Ricotta Salata has a creamy white color and a stable texture; its stable texture is best grated and sprinkled over Pasta, giving it a creamy and salty taste experience.
Ricotta Salata is especially good on Pasta or pizza because it can handle being baked without melting into the Pasta, making it the perfect substitute for parmesan.
7. Feta Cheese
Feta, a cheese of Greek origin, is made from sheep’s milk or a mixture of sheep’s milk and goat milk, which has been salted. Feta cheese has a soft, slightly grainy, and crumbly texture with little or no holes and no skin.
It is a cheese formed into blocks and allowed to age in the brine solution for at least 90 days. Due to its preparation method, Feta cheese has a salty taste that can be mild or sharp.
Feta cheese is not the type to be melted into Pasta, but one to enjoy the taste. It is often used as a table cheese and crumbled on salads or cooked vegetables. It can also be sliced or diced and added to grilled foods such as burgers, steaks, and chops.
So it is best to use Fate cheese as toppings for pasta sauce instead of a binder. Regardless, Feta cheese would still help you make one kick-ass pasta sauce.
8. Mozzarella Cheese
This list of best cheese for Pasta will only be complete with good ol’ Mozzarella. Mozzarella is one of the most versatile cheeses you can use in pasta recipes because it melts easily and has a mild flavor. It’s also affordable and widely available in supermarkets.
Mozzarella cheese is of southern Italian origin, made traditionally from the milk of an Italian buffalo by a method called Pasta Filata. This cheese is normally white in appearance but turns slightly yellow when seasoned.
Traditionally, the mozzarella cheese is served the day after it is made due to its high moisture content, but it can be preserved in a salt solution for a week or more.
However, the low-moisture mozzarella cheese can be stored in a refrigerator for up to one month. It has a milky taste and will give a good experience when taken with Pasta.
Mozzarella is an excellent choice for melting if you want to make a lasagna or other Italian dish with Pasta. It can also be used in sandwiches, salads, pizzas, and calzones.
9. Gorgonzola Cheese
Originating from Gorgonzola, Italy. This cheese is made from unskimmed cow milk, which has been pasteurized, taking about 90-120 days to ripe fully. It is soft and has a characteristic blue-veined color.
The cheese has a creamy texture and can be used as an ingredient or served on its own. It has an intense flavor that goes well with Pasta, bread, fruit, and honey. The flavor of Gorgonzola cheese pairs perfectly with wine, beer, and coffee.

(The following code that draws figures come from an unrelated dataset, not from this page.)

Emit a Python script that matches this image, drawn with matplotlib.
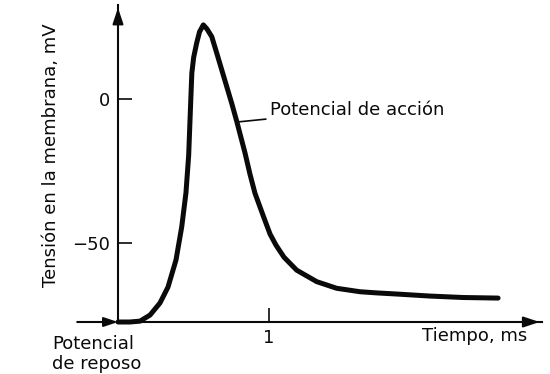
import matplotlib
matplotlib.use("Agg")
import matplotlib.pyplot as plt

# ── Data ──────────────────────────────────────────────────────────────────────
t_ms = [0.0, 0.079, 0.146, 0.212, 0.278, 0.331, 0.384, 0.422, 0.450, 0.468,
        0.482, 0.489, 0.501, 0.521, 0.540, 0.565, 0.589, 0.621, 0.654, 0.687,
        0.720, 0.753, 0.786, 0.841, 0.874, 0.907, 0.967, 1.007, 1.046,
        1.099, 1.183, 1.316, 1.448, 1.603, 1.713, 1.848, 2.066, 2.285, 2.517]
v_mv = [-77.3, -77.3, -77.0, -74.9, -70.7, -65.2, -55.8, -44.3, -32.5, -19.5,
        -0.2, 9.1, 14.5, 19.5, 23.4, 25.8, 24.4, 21.7, 16.0, 10.2,
        4.4, -1.4, -7.6, -18.6, -26.0, -32.6, -41.2, -46.8, -50.6,
        -54.8, -59.3, -63.3, -65.6, -66.8, -67.2, -67.6, -68.3, -68.8, -69.0]
V_REST = -77.3
Y_TICKS = [0, -50]
X_TICKS = [1]
T_MAX = 2.81
V_TOP = 32.7

BLACK = "#0a0a0a"
FS = 13

fig = plt.figure(figsize=(5.5, 3.74), dpi=100)
fig.patch.set_facecolor("white")
ax = fig.add_axes([118/550, 52/374, 151*T_MAX/550, 317/374])
ax.set_xlim(0, T_MAX)
ax.set_ylim(V_REST, V_TOP)

for s in ("top", "right"):
    ax.spines[s].set_visible(False)
for s in ("left", "bottom"):
    ax.spines[s].set_linewidth(1.5)
    ax.spines[s].set_color(BLACK)

ax.set_yticks(Y_TICKS)
ax.set_yticklabels([str(v) if v >= 0 else "\u2212" + str(-v) for v in Y_TICKS])
ax.set_xticks(X_TICKS)
ax.tick_params(direction="in", length=10, width=1.2, color=BLACK,
               labelsize=FS, labelcolor=BLACK)
ax.tick_params(axis="y", pad=6)
ax.tick_params(axis="x", pad=5)

# axis arrowheads
ax.annotate("", xy=(T_MAX, V_REST), xytext=(T_MAX - 0.15, V_REST),
            arrowprops=dict(arrowstyle="-|>,head_length=0.6,head_width=0.2",
                            color=BLACK, lw=1.5, mutation_scale=16),
            annotation_clip=False)
ax.annotate("", xy=(0, V_TOP), xytext=(0, V_TOP - 8),
            arrowprops=dict(arrowstyle="-|>,head_length=0.6,head_width=0.2",
                            color=BLACK, lw=1.5, mutation_scale=16),
            annotation_clip=False)
# resting potential arrow
ax.annotate("", xy=(0.0, V_REST), xytext=(-0.27, V_REST),
            arrowprops=dict(arrowstyle="-|>,head_length=0.6,head_width=0.2",
                            color=BLACK, lw=1.5, mutation_scale=14,
                            shrinkA=0, shrinkB=0),
            annotation_clip=False)

# action potential curve
ax.plot(t_ms, v_mv, color=BLACK, linewidth=3.6, solid_capstyle="round",
        solid_joinstyle="round", clip_on=False, zorder=4)

ax.annotate("Potencial de acción", xy=(0.79, -7.9), xytext=(1.007, -3.7),
            ha="left", va="center", fontsize=FS, color=BLACK,
            arrowprops=dict(arrowstyle="-", color=BLACK, lw=1.2, shrinkA=1, shrinkB=0))

ax.set_ylabel("Tensión en la membrana, mV", fontsize=FS, color=BLACK)
ax.yaxis.set_label_coords(-58/(151*T_MAX), 0.527)

fig.text(527/550, 1 - 336/374, "Tiempo, ms", ha="right", va="center",
         fontsize=FS, color=BLACK)
fig.text(52/550, 1 - 354/374, "Potencial\nde reposo", ha="left", va="center",
         fontsize=FS, color=BLACK, linespacing=1.15)

fig.savefig("out.png", dpi=100)
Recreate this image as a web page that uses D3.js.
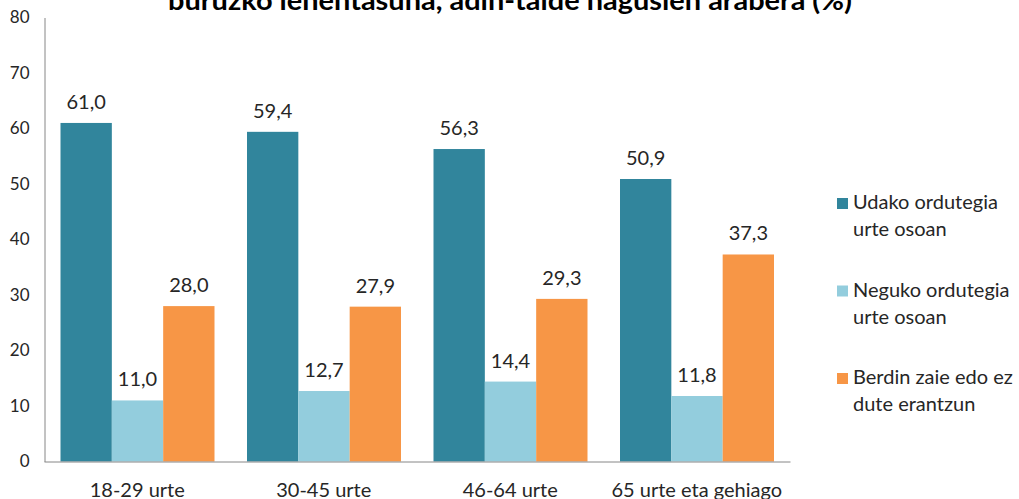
<!DOCTYPE html>
<html>
<head>
  <style>
    body {
      margin: 0;
      background: white;
    }
    svg text {
      font-family: Lato, "Open Sans", sans-serif;
      fill: #262626;
    }
  </style>
</head>
<body>
  <div id="chart"></div>
  <script src="https://d3js.org/d3.v7.min.js"></script>
  <script>
    var width = 1019, height = 499;

    var categories = ["18-29 urte", "30-45 urte", "46-64 urte", "65 urte eta gehiago"];
    var seriesNames = [
      ["Udako ordutegia", "urte osoan"],
      ["Neguko ordutegia", "urte osoan"],
      ["Berdin zaie edo ez", "dute erantzun"]
    ];
    var udako = [61.0, 59.4, 56.3, 50.9];
    var neguko = [11.0, 12.7, 14.4, 11.8];
    var berdin = [28.0, 27.9, 29.3, 37.3];
    var yTicks = [0, 10, 20, 30, 40, 50, 60, 70, 80];
    var colours = ["#31859c", "#93cddd", "#f79646"];
    var title = "buruzko lehentasuna, adin-talde nagusien arabera (%)";

    var series = [udako, neguko, berdin];

    var svg = d3.select("#chart").append("svg")
        .attr("width", width)
        .attr("height", height);

    var x0 = d3.scaleBand().domain(categories).range([44, 790]);
    var x1 = d3.scaleBand().domain([0, 1, 2]).range([16.5, 170.5]);
    var y = d3.scaleLinear().domain([0, 80]).range([461.5, 17.5]);

    // title (its first line sits above the picture, as in the original)
    svg.append("text")
        .attr("x", 510)
        .attr("y", 10)
        .attr("text-anchor", "middle")
        .attr("textLength", 684)
        .attr("lengthAdjust", "spacingAndGlyphs")
        .style("font-size", "27px")
        .style("font-weight", "bold")
        .style("fill", "#000")
        .text(title);

    // bars
    var groups = svg.selectAll("g.grp")
        .data(categories)
      .enter().append("g")
        .attr("class", "grp")
        .attr("transform", d => "translate(" + x0(d) + ",0)");

    groups.selectAll("rect")
        .data((c, ci) => series.map((s, si) => ({si: si, v: s[ci]})))
      .enter().append("rect")
        .attr("x", d => x1(d.si))
        .attr("width", x1.bandwidth())
        .attr("y", d => y(d.v))
        .attr("height", d => y(0) - y(d.v))
        .style("fill", d => colours[d.si]);

    groups.selectAll("text.val")
        .data((c, ci) => series.map((s, si) => ({si: si, v: s[ci]})))
      .enter().append("text")
        .attr("class", "val")
        .attr("x", d => x1(d.si) + x1.bandwidth() / 2)
        .attr("y", d => y(d.v) - 14)
        .attr("text-anchor", "middle")
        .style("font-size", "20px")
        .text(d => d.v.toFixed(1).replace(".", ","));

    // y axis
    var yAxis = svg.append("g")
        .attr("transform", "translate(44.5,0)")
        .call(d3.axisLeft(y).tickValues(yTicks).tickSize(0).tickPadding(15));
    yAxis.select(".domain").attr("stroke", "#868686");
    yAxis.selectAll("text")
        .style("font-size", "17px")
        .style("font-family", "Lato, sans-serif")
        .attr("fill", "#262626");

    // x axis
    var xAxis = svg.append("g")
        .attr("transform", "translate(0," + y(0) + ")")
        .call(d3.axisBottom(x0).tickSize(0).tickPadding(0));
    xAxis.select(".domain").attr("stroke", "#868686");
    xAxis.selectAll("text")
        .attr("y", 35)
        .attr("dy", 0)
        .style("font-size", "20px")
        .style("font-family", "Lato, sans-serif")
        .attr("fill", "#262626");

    // legend
    var legend = svg.selectAll("g.leg")
        .data(seriesNames)
      .enter().append("g")
        .attr("class", "leg")
        .attr("transform", (d, i) => "translate(837," + (198 + i * 87.5) + ")");

    legend.append("rect")
        .attr("width", 11)
        .attr("height", 11)
        .style("fill", (d, i) => colours[i]);

    legend.each(function(d) {
      var g = d3.select(this);
      d.forEach((line, li) => {
        g.append("text")
            .attr("x", 16)
            .attr("y", 11 + li * 27)
            .style("font-size", "20px")
            .text(line);
      });
    });
  </script>
</body>
</html>
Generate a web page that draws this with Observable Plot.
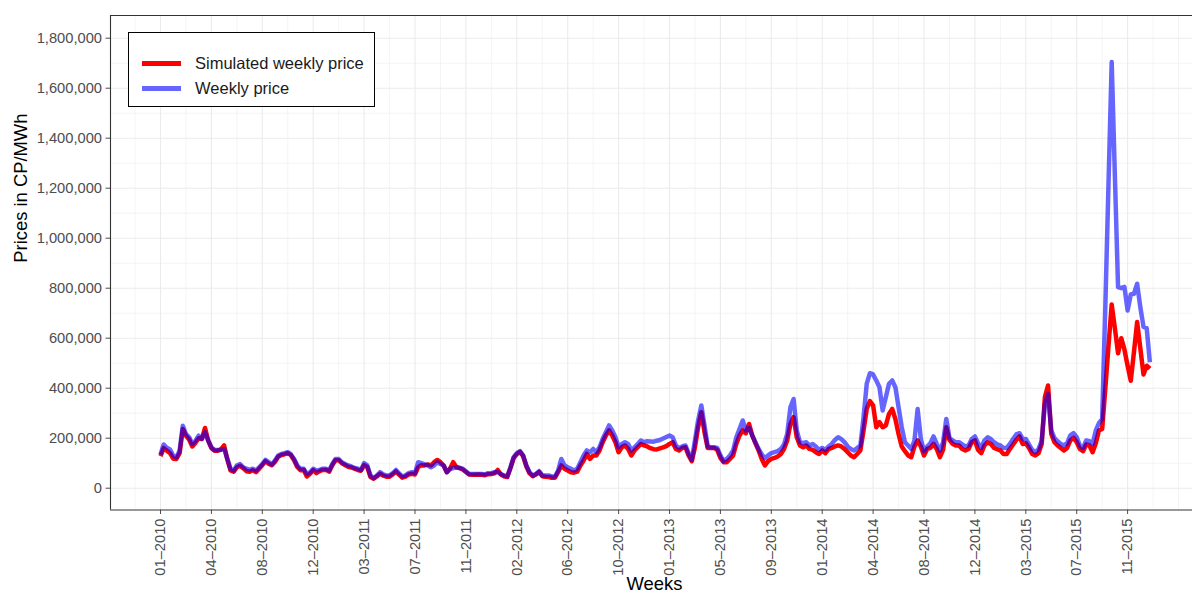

The Gorgonzola cheese has a crumbly and soft texture with a nutty aroma, a feature synonymous with parmesan cheese. Still, unlike the parmesan cheese, the Gorgonzola cheese is soft, so it’s not one for grating but one that can be used when preparing a sauce to be used with your Pasta.
10. Cheddar Cheese
Cheddar is the only non-Italian cheese that still makes great Pasta.
Cheddar cheese is a type of cheese that can be used to make a delicious pasta dish. It is made from cow’s milk and has an intense flavor. It is one of the most popular cheeses in the world and is known for its sharp taste.
It is a hard cheese with a slightly crumbly texture if properly cured; it has a mild taste initially, which gets sharper as it matures over time.
As a result of its hard texture, it is grated over the dish and added as toppings; Cheddar goes very well with a variety of dishes, and with Pasta, it gives almost the same taste as the parmesan cheese would.
Due to variations in tastes and preferences, it will be hard to conclude that just a particular type of cheese is the best for Pasta.
It depends on what you want at a particular time; if you want salty cheese or one with enough cream content, you know just the best one to use. Professional Italian chefs will frown at using cheddar cheese toppings on your Pasta, but we believe that your Pasta has some cheese, so it is a good one.